How to print a boost::variant of streamable types?

Question

I feel like I'm having a serious 'Doh!' moment here...

I'm currently trying to implement:

std::ostream& operator<<(std::ostream &out, const MyType &type)

Where MyType holds a boost::variant of int, char and bool. IE: Make my variant streamable.

I tried doing this:

out << boost::apply_visitor(MyTypePrintVisitor(), type);
return out;

And MyTypePrintVisitor has a templated function that uses boost::lexical_cast to convert the int, char or bool to a string.

However, this doesn't compile, with the error that apply_visitor is not a function of MyType.

I then did this:

if(type.variant.type() == int)
out << boost::get<int> (type.variant);
// So on for char and bool
...

Is there a more elegant solution I'm missing? Thanks.

Edit: Problem solved. See the first solution and my comment to that.

Answer 1

Not sure why but this does not work with clang 5.0 with C++17. But I've another solution:

std::variant<int, char, bool> v;
std::visit(
    [](auto value) { std::cout << value << std::endl; },
    v
);

Answer 2

You should be able to stream a variant if all its contained types are streamable.
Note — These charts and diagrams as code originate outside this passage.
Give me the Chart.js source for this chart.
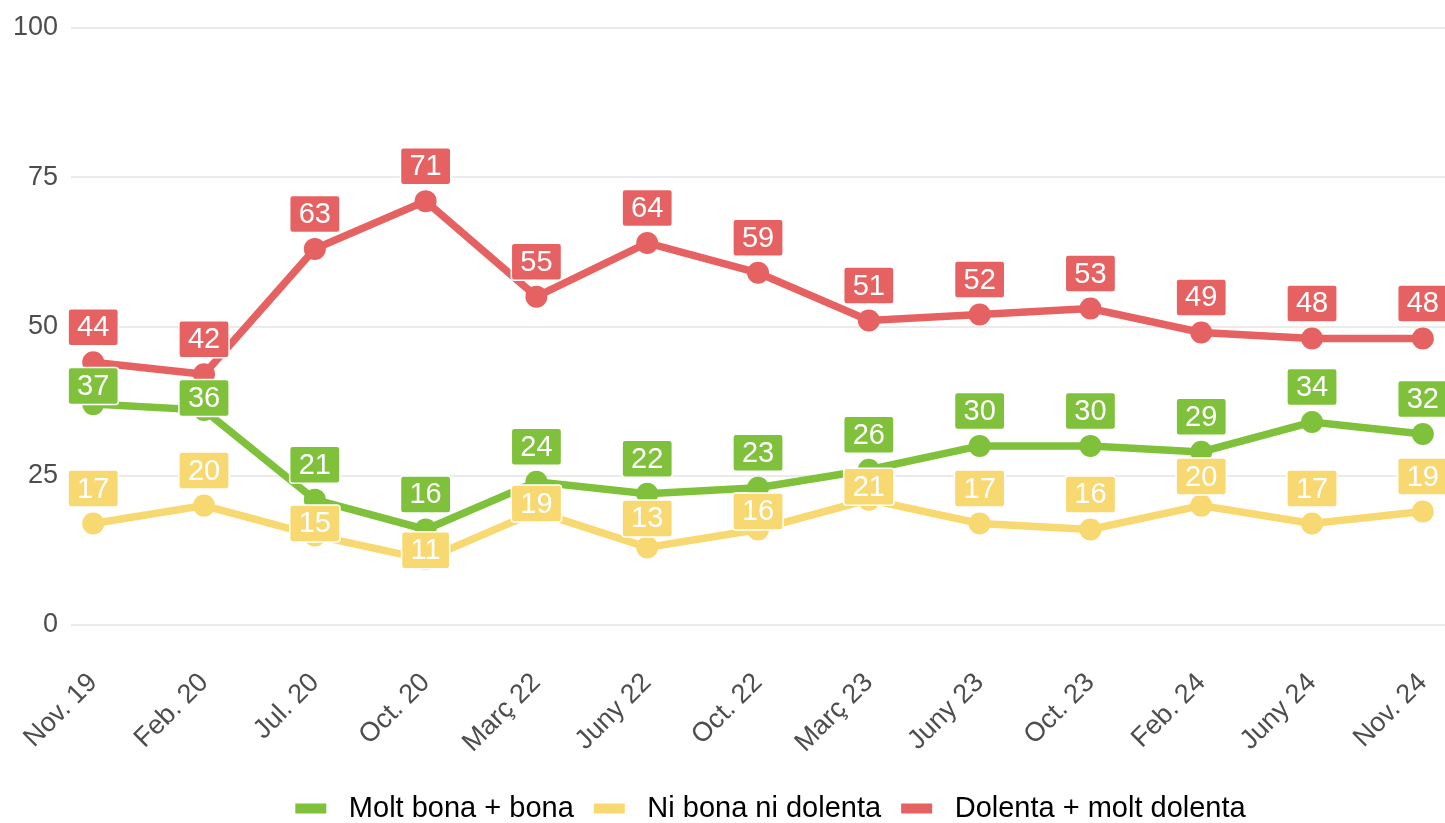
<!DOCTYPE html>
<html>
<head>
<meta charset="utf-8">
<script src="https://cdn.jsdelivr.net/npm/chart.js@4.4.1/dist/chart.umd.min.js"></script>
<style>
  html, body { margin: 0; padding: 0; background: #fff; overflow: hidden; }
  #wrap { width: 1445px; height: 823px; position: relative; }
</style>
</head>
<body>
<div id="wrap"><canvas id="grafic"></canvas></div>
<script>
// Dades de l'enquesta
const categories = ['Nov. 19', 'Feb. 20', 'Jul. 20', 'Oct. 20', 'Març 22', 'Juny 22', 'Oct. 22',
                    'Març 23', 'Juny 23', 'Oct. 23', 'Feb. 24', 'Juny 24', 'Nov. 24'];
const seriesNames = ['Molt bona + bona', 'Ni bona ni dolenta', 'Dolenta + molt dolenta'];
const bona    = [37, 36, 21, 16, 24, 22, 23, 26, 30, 30, 29, 34, 32];
const neutra  = [17, 20, 15, 11, 19, 13, 16, 21, 17, 16, 20, 17, 19];
const dolenta = [44, 42, 63, 71, 55, 64, 59, 51, 52, 53, 49, 48, 48];
const yTicks  = [0, 25, 50, 75, 100];

// Colors i desplaçament vertical de les etiquetes (px respecte el punt)
const colors = ['#7fc13b', '#f8d870', '#e66262'];
const labelShift = [
  [-18, -12, -35, -35, -35, -35, -35, -35, -35, -35, -35, -35, -35],
  [-35, -35, -12, -9, -8, -29, -18, -13, -35, -35, -29, -35, -35],
  [-35, -35, -35, -35, -35, -35, -35, -35, -35, -35, -35, -35, -35]
];

const FONT = "'Liberation Sans', Arial, sans-serif";

function toPoints(arr) {
  return arr.map((v, i) => ({ x: i, y: v }));
}

// Plugin per dibuixar les etiquetes amb caixa
const valueLabels = {
  id: 'valueLabels',
  afterDatasetsDraw(chart) {
    const ctx = chart.ctx;
    ctx.save();
    ctx.font = '29px ' + FONT;
    ctx.textAlign = 'center';
    ctx.textBaseline = 'middle';
    chart.data.datasets.forEach((ds, di) => {
      const meta = chart.getDatasetMeta(di);
      meta.data.forEach((pt, i) => {
        const txt = String(ds.data[i].y);
        const w = ctx.measureText(txt).width + 18;
        const h = 37;
        const cx = pt.x;
        const cy = pt.y + labelShift[di][i];
        ctx.beginPath();
        ctx.roundRect(cx - w / 2, cy - h / 2, w, h, 3);
        ctx.fillStyle = colors[di];
        ctx.fill();
        ctx.lineWidth = 1.5;
        ctx.strokeStyle = '#ffffff';
        ctx.stroke();
        ctx.fillStyle = '#ffffff';
        ctx.fillText(txt, cx, cy + 1);
      });
    });
    ctx.restore();
  }
};

// La llegenda no queda centrada a la pàgina sinó una mica a la dreta
const legendShift = {
  id: 'legendShift',
  afterLayout(chart) {
    chart.legend.left += 48;
    chart.legend.right += 48;
  }
};

const ctx = document.getElementById('grafic').getContext('2d');
const chart = new Chart(ctx, {
  type: 'line',
  data: {
    datasets: [bona, neutra, dolenta].map((serie, i) => ({
      label: seriesNames[i],
      data: toPoints(serie),
      borderColor: colors[i],
      backgroundColor: colors[i],
      borderWidth: 7.5,
      pointRadius: 11,
      pointBorderWidth: 0,
      pointBackgroundColor: colors[i],
      fill: false,
      tension: 0
    }))
  },
  options: {
    responsive: true,
    maintainAspectRatio: false,
    animation: false,
    layout: { autoPadding: false, padding: { top: 28, right: 0, left: 0, bottom: -10 } },
    scales: {
      x: {
        type: 'linear',
        min: -0.2,
        max: 12.2,
        grid: { display: false },
        border: { display: false },
        afterFit: scale => {
          scale.paddingRight = 0;
          scale.paddingLeft = 0;
          scale.height = 149;
        },
        ticks: {
          stepSize: 1,
          includeBounds: false,
          autoSkip: false,
          maxTicksLimit: 30,
          maxRotation: 45,
          minRotation: 45,
          padding: 34,
          color: '#4d4d4d',
          font: { family: FONT, size: 27 },
          callback: v => Number.isInteger(v) ? categories[v] : ''
        }
      },
      y: {
        min: 0,
        max: 100,
        afterBuildTicks: axis => { axis.ticks = yTicks.map(v => ({ value: v })); },
        afterFit: scale => {
          scale.paddingTop = 0;
          scale.paddingBottom = 0;
        },
        grid: { color: '#ebebeb', lineWidth: 2, drawTicks: false },
        border: { display: false },
        ticks: {
          padding: 13,
          color: '#4d4d4d',
          font: { family: FONT, size: 27 }
        }
      }
    },
    plugins: {
      tooltip: { enabled: false },
      legend: {
        position: 'bottom',
        labels: {
          boxWidth: 31,
          boxHeight: 10,
          padding: 20,
          color: '#000000',
          font: { family: FONT, size: 29 },
          generateLabels: c => Chart.defaults.plugins.legend.labels.generateLabels(c)
            .map(item => Object.assign(item, { text: ' ' + item.text, lineWidth: 0 }))
        }
      }
    }
  },
  plugins: [valueLabels, legendShift]
});
</script>
</body>
</html>
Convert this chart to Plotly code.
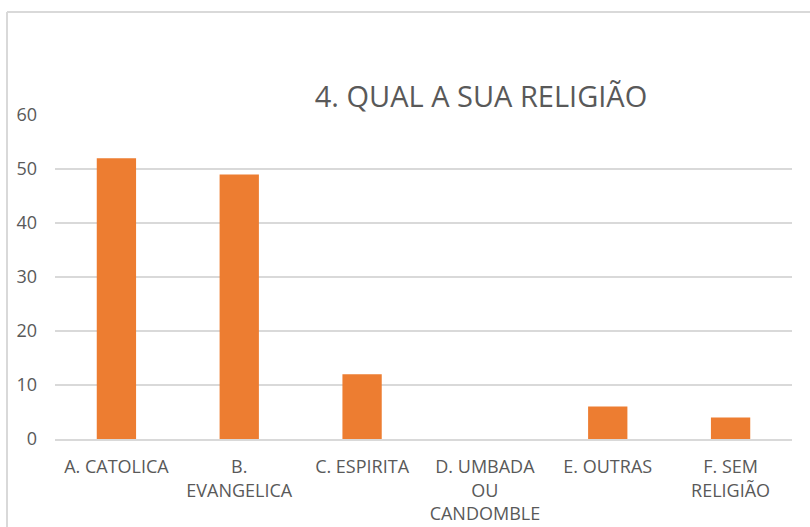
import plotly.graph_objects as go

categories = [
    "A. CATOLICA",
    "B.<br>EVANGELICA",
    "C. ESPIRITA",
    "D. UMBADA<br>OU<br>CANDOMBLE",
    "E. OUTRAS",
    "F. SEM<br>RELIGIÃO",
]
values = [52, 49, 12, 0, 6, 4]
y_ticks = [0, 10, 20, 30, 40, 50, 60]

FONT = "Open Sans"
GRAY = "#595959"
GRID = "#d9d9d9"

fig = go.Figure()
fig.add_trace(
    go.Bar(
        x=categories,
        y=values,
        marker=dict(color="#ed7d31", line=dict(width=0)),
        showlegend=False,
    )
)

fig.update_layout(
    width=810,
    height=527,
    margin=dict(l=55, r=18, t=115, b=88),
    paper_bgcolor="white",
    plot_bgcolor="white",
    bargap=0.68,
    font=dict(family=FONT, color=GRAY),
    title=dict(
        text="4. QUAL A SUA RELIGIÃO",
        x=0.578,
        xref="paper",
        xanchor="center",
        y=1 - 97 / 527,
        yref="container",
        yanchor="middle",
        font=dict(size=29, color=GRAY, family=FONT),
    ),
)

fig.update_xaxes(
    automargin=False,
    showline=True,
    linecolor=GRID,
    linewidth=1.5,
    ticks="",
    tickfont=dict(size=18, color=GRAY),
    ticklabelstandoff=11,
    showgrid=False,
)
fig.update_yaxes(
    automargin=False,
    range=[0, 60],
    tickvals=y_ticks,
    showgrid=True,
    gridcolor=GRID,
    gridwidth=1.5,
    zeroline=False,
    showline=False,
    ticks="",
    tickfont=dict(size=18, color=GRAY),
    ticklabelstandoff=17,
)

# outer chart border (cropped at right and bottom)
fig.add_shape(type="line", xref="paper", yref="paper",
              x0=(7 - 55) / 737, x1=(7 - 55) / 737, y0=-0.5, y1=(439 - 12) / 324,
              line=dict(color=GRID, width=2))
fig.add_shape(type="line", xref="paper", yref="paper",
              x0=(7 - 55) / 737, x1=1.1, y0=(439 - 12) / 324, y1=(439 - 12) / 324,
              line=dict(color=GRID, width=2))

fig.write_html(
    "out.html",
    config={"displayModeBar": False},
    post_script="document.body.style.margin='0px';",
)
Demonstration:

#include <boost/variant.hpp>
#include <iostream>
#include <iomanip>

struct MyType
{
    boost::variant<int, char, bool> v;
};

std::ostream& operator<<(std::ostream &out, const MyType &type)
{
    out << type.v;
}

int main()
{
    MyType t;
    t.v = 42;
    std::cout << "int: " << t << std::endl;

    t.v = 'X';
    std::cout << "char: " << t << std::endl;

    t.v = true;
    std::cout << std::boolalpha << "bool: " << t << std::endl;
}

Output:

int: 42
char: X
bool: true

If you do need to use a visitor (perhaps because some of the contained types aren't streamable), then you need to apply it to the variant itself; your snippet of code looks like it's applying it to a MyType object instead.